I have been searching the New York tri-state area for reputable Maltese breeders. The American Maltese Association only lists 2 breeders in New Jersey. Both breeders no longer show their dogs, and I don't even believe that one is still a member as she avoids the question. I have read all the posts here, and I am even more confused. I have been very spoiled by having the most wonderful, beautiful, kind, loving and sweet Maltese. My husband is downright against rescuing. After reading the posts here, I am not really clear if the breeders I have spoken with are ethical or honest. I did not have a positive experience speaking with a breeder in Pennsylvania, while some SM readers did. Can anyone clarify how to be sure the breeder is ethical? I would also be very grateful if anyone can recommend a breeder in the New York tri state area. Thanks so much.


----------



## Chardy (Oct 30, 2008)

Jill, You may have to look out of state. Many of us here have been fortunate enough to make arrangements to bring our pups home from a different state by either traveling to get them, or having the breeder make arrangements with a qualified courier service that travels with the dog. 

I do know that if I was able to have another pup, that I wouldn't hesitate to travel from NY to CA. Keep googling all the breeders on AMA etc and don't hesitate to ask if anyone here has a pup from a breeder you are interested in. If you find a breeder that is not on AMA, that does not mean they are not reputable and our breeders that follow SM will sure chime in if they think you are headed in the right direction. 
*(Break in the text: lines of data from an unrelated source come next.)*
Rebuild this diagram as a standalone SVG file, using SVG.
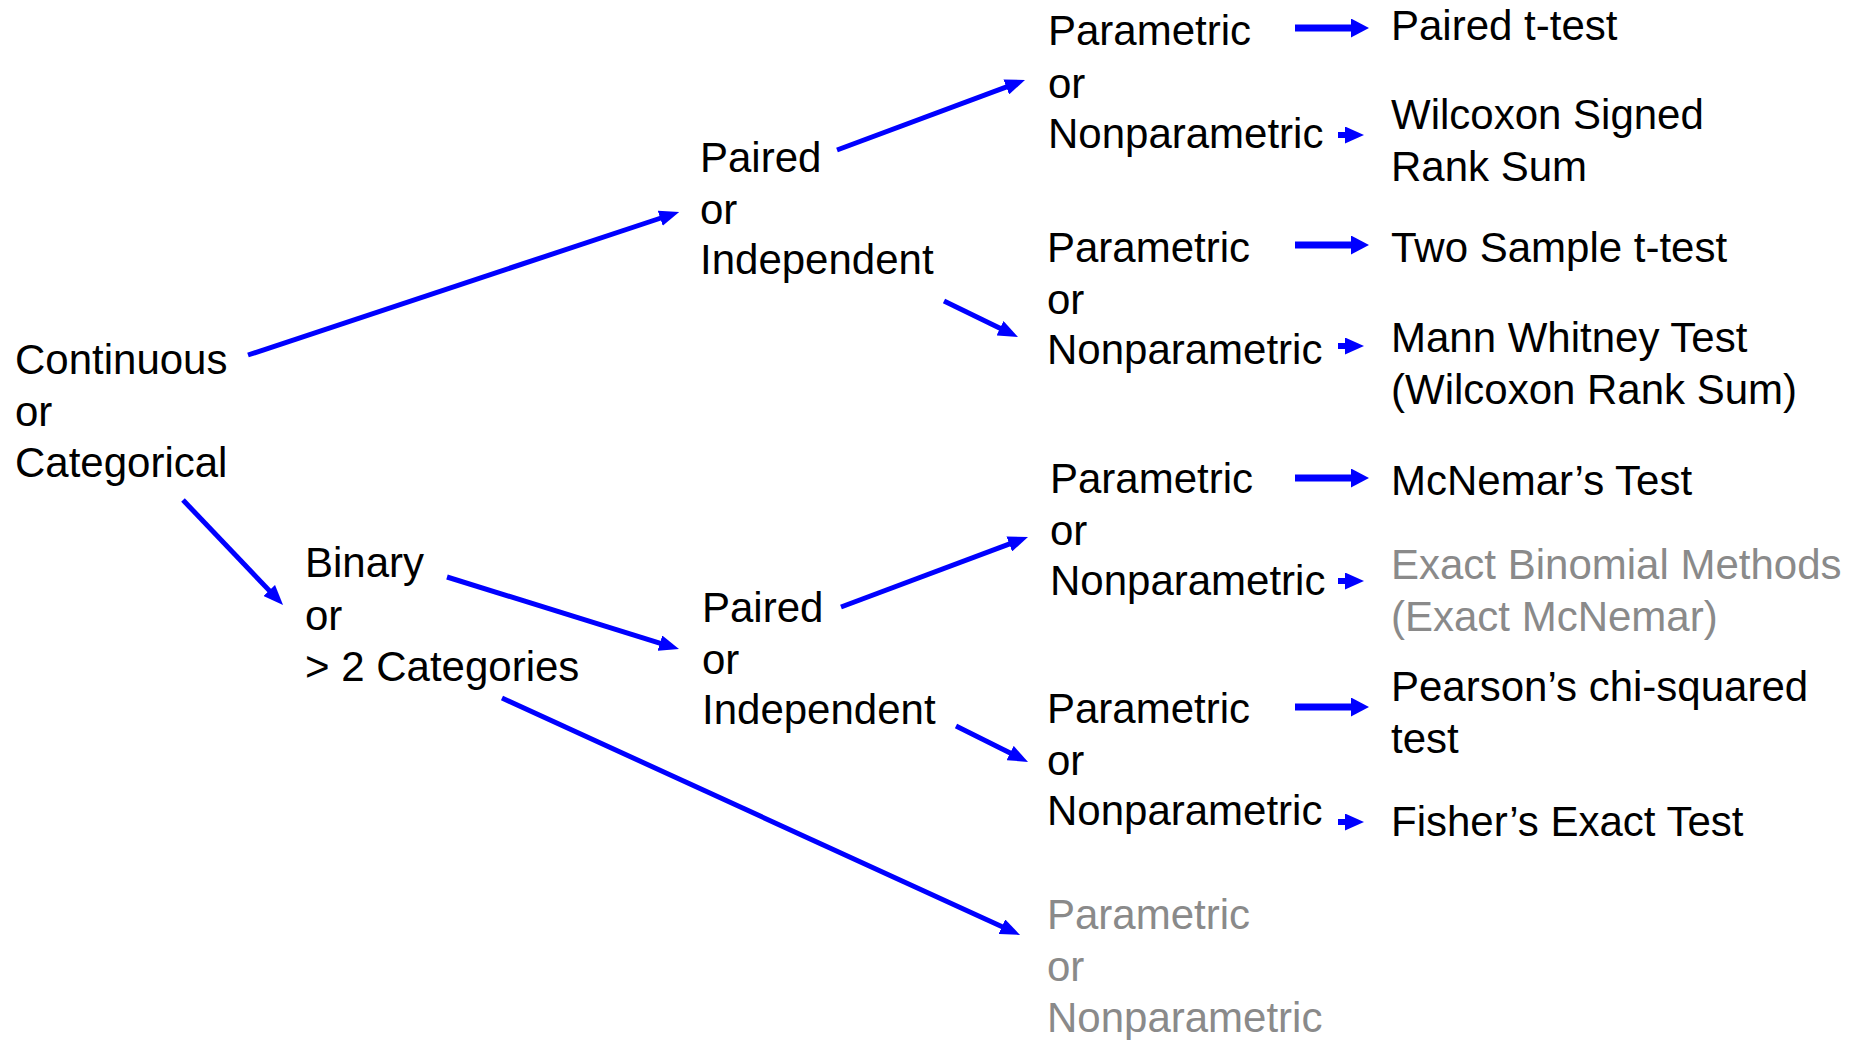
<svg xmlns="http://www.w3.org/2000/svg" width="1867" height="1040" viewBox="0 0 1867 1040">
<style>
text{font-family:"Liberation Sans",Arial,sans-serif;font-size:42px;fill:#000}
.g text,text.g{fill:#8a8a8a}
.c{stroke:#0000ff;stroke-width:5;fill:none}
.p{stroke:#0000ff;stroke-width:7;fill:none}
.s{stroke:#0000ff;stroke-width:6;fill:none}
</style>
<defs>
<marker id="a" markerUnits="userSpaceOnUse" markerWidth="20" markerHeight="16" refX="4" refY="8" orient="auto"><path d="M0,0 L20,8 L0,16 z" fill="#0000ff"/></marker>
<marker id="ap" markerUnits="userSpaceOnUse" markerWidth="18" markerHeight="19" refX="4" refY="9.5" orient="auto"><path d="M0,0 L18,9.5 L0,19 z" fill="#0000ff"/></marker>
<marker id="as" markerUnits="userSpaceOnUse" markerWidth="19" markerHeight="17" refX="4" refY="8.5" orient="auto"><path d="M0,0 L19,8.5 L0,17 z" fill="#0000ff"/></marker>
</defs>
<g id="connectors">
<line class="c" x1="248" y1="355" x2="664" y2="217" marker-end="url(#a)"/>
<line class="c" x1="837" y1="150" x2="1010" y2="85.6" marker-end="url(#a)"/>
<line class="c" x1="944" y1="301" x2="1003.6" y2="330" marker-end="url(#a)"/>
<line class="c" x1="183" y1="500" x2="272" y2="593.4" marker-end="url(#a)"/>
<line class="c" x1="447" y1="577" x2="663.7" y2="644.3" marker-end="url(#a)"/>
<line class="c" x1="841" y1="607" x2="1013" y2="542.6" marker-end="url(#a)"/>
<line class="c" x1="956" y1="726" x2="1013.7" y2="754.8" marker-end="url(#a)"/>
<line class="c" x1="502" y1="698" x2="1005.5" y2="928.3" marker-end="url(#a)"/>
<line class="p" x1="1295" y1="28" x2="1355" y2="28" marker-end="url(#ap)"/>
<line class="p" x1="1295" y1="245" x2="1355" y2="245" marker-end="url(#ap)"/>
<line class="p" x1="1295" y1="478" x2="1355" y2="478" marker-end="url(#ap)"/>
<line class="p" x1="1295" y1="707" x2="1355" y2="707" marker-end="url(#ap)"/>
<line class="s" x1="1338" y1="135" x2="1349" y2="135" marker-end="url(#as)"/>
<line class="s" x1="1338" y1="346" x2="1349" y2="346" marker-end="url(#as)"/>
<line class="s" x1="1338" y1="581" x2="1349" y2="581" marker-end="url(#as)"/>
<line class="s" x1="1338" y1="822" x2="1349" y2="822" marker-end="url(#as)"/>
</g>
<g id="n-continuous"><text x="15" y="374">Continuous</text><text x="15" y="426">or</text><text x="15" y="477">Categorical</text></g>
<g id="n-paired1"><text x="700" y="172">Paired</text><text x="700" y="224">or</text><text x="700" y="274">Independent</text></g>
<g id="n-binary"><text x="305" y="577">Binary</text><text x="305" y="630">or</text><text x="305" y="681">&gt; 2 Categories</text></g>
<g id="n-paired2"><text x="702" y="622">Paired</text><text x="702" y="674">or</text><text x="702" y="724">Independent</text></g>
<g id="n-param1"><text x="1048" y="45">Parametric</text><text x="1048" y="98">or</text><text x="1048" y="148">Nonparametric</text></g>
<g id="n-param2"><text x="1047" y="262">Parametric</text><text x="1047" y="314">or</text><text x="1047" y="364">Nonparametric</text></g>
<g id="n-param3"><text x="1050" y="493">Parametric</text><text x="1050" y="545">or</text><text x="1050" y="595">Nonparametric</text></g>
<g id="n-param4"><text x="1047" y="723">Parametric</text><text x="1047" y="775">or</text><text x="1047" y="825">Nonparametric</text></g>
<g id="n-param5" class="g"><text x="1047" y="929">Parametric</text><text x="1047" y="981">or</text><text x="1047" y="1032">Nonparametric</text></g>
<g id="n-pairedt"><text x="1391" y="40">Paired t-test</text></g>
<g id="n-wilcoxon"><text x="1391" y="129">Wilcoxon Signed</text><text x="1391" y="181">Rank Sum</text></g>
<g id="n-twosample"><text x="1391" y="262">Two Sample t-test</text></g>
<g id="n-mann"><text x="1391" y="352">Mann Whitney Test</text><text x="1391" y="404">(Wilcoxon Rank Sum)</text></g>
<g id="n-mcnemar"><text x="1391" y="495">McNemar’s Test</text></g>
<g id="n-exact" class="g"><text x="1391" y="579">Exact Binomial Methods</text><text x="1391" y="631">(Exact McNemar)</text></g>
<g id="n-pearson"><text x="1391" y="701">Pearson’s chi-squared</text><text x="1391" y="753">test</text></g>
<g id="n-fisher"><text x="1391" y="836">Fisher’s Exact Test</text></g>
</svg>
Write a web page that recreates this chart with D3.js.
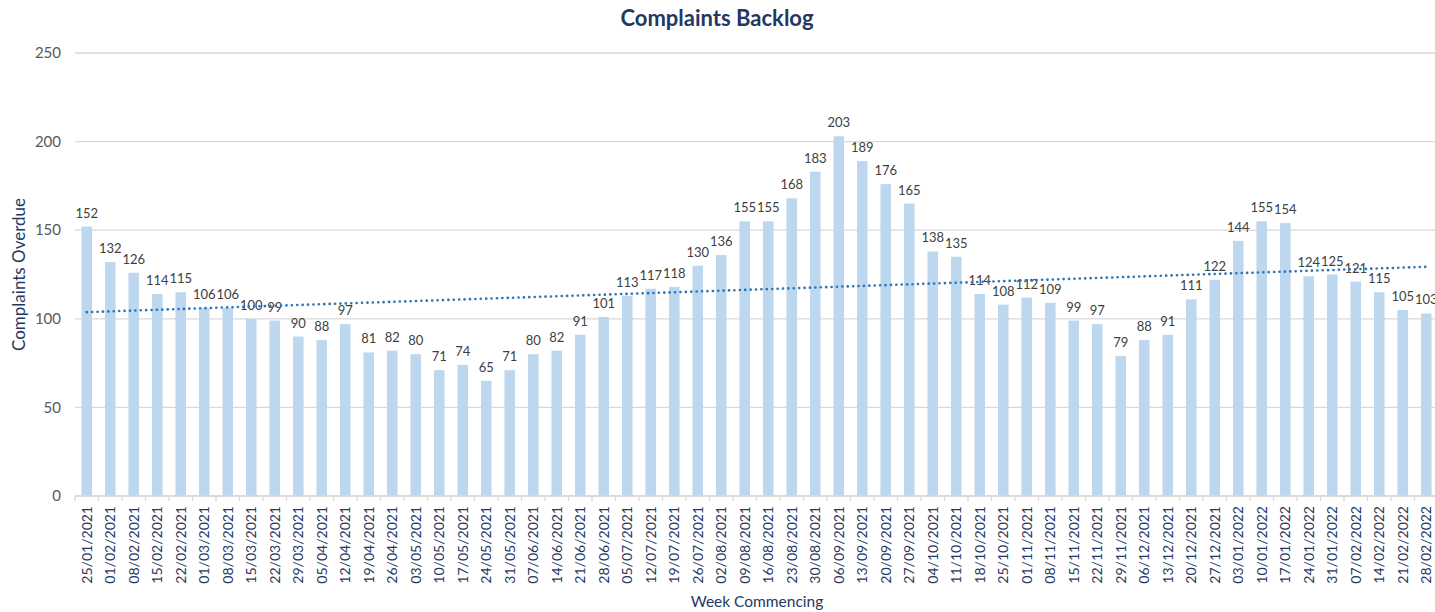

Good luck in your search!!


----------



## Snuggle's Mom (Jan 3, 2008)

Not sure if you contacted Joysimir (sp?) in Greensburg, PA (near Pittsburg) but I understand that she has beautiful little Malts. From what I understand, there are some on SM who have one of hers and love her Dogs.


----------



## LOVE_BABY (May 5, 2015)

I too had a difficult time finding breeders and rescues in the state of NJ & surrounding area. Unfortunately I didn't belong to SM at the time I was looking but am sure others here will be able to steer you the right way.


----------



## maggieh (Dec 16, 2007)

There are several "stickies" at the top of the Breeders forum that talk about how to tell if a breeder is ethical. You should take a look at the information there.


----------



## mauismom1 (May 21, 2015)

*Thank you*

Hi. I want to apologize for not thanking you earlier. I did not realize I missed your response. Yes, I did contact Josy from Joysmir. She is extremely nice. Her puppies are spoken for, excluding one that she is going to keep. Again, I am really sorry I didn't respond sooner. Thanks again for your suggestion. HaVE A GREAT WEEKEND.






Snuggle's Mom said:


> Not sure if you contacted Joysimir (sp?) in Greensburg, PA (near Pittsburg) but I understand that she has beautiful little Malts. From what I understand, there are some on SM who have one of hers and love her Dogs.


----------



## mdbflorida (Feb 28, 2013)

You could also try Chrisman Puppies in PA where my Boo came from and several members here have pups from them. They are still showing in the Show circle.


----------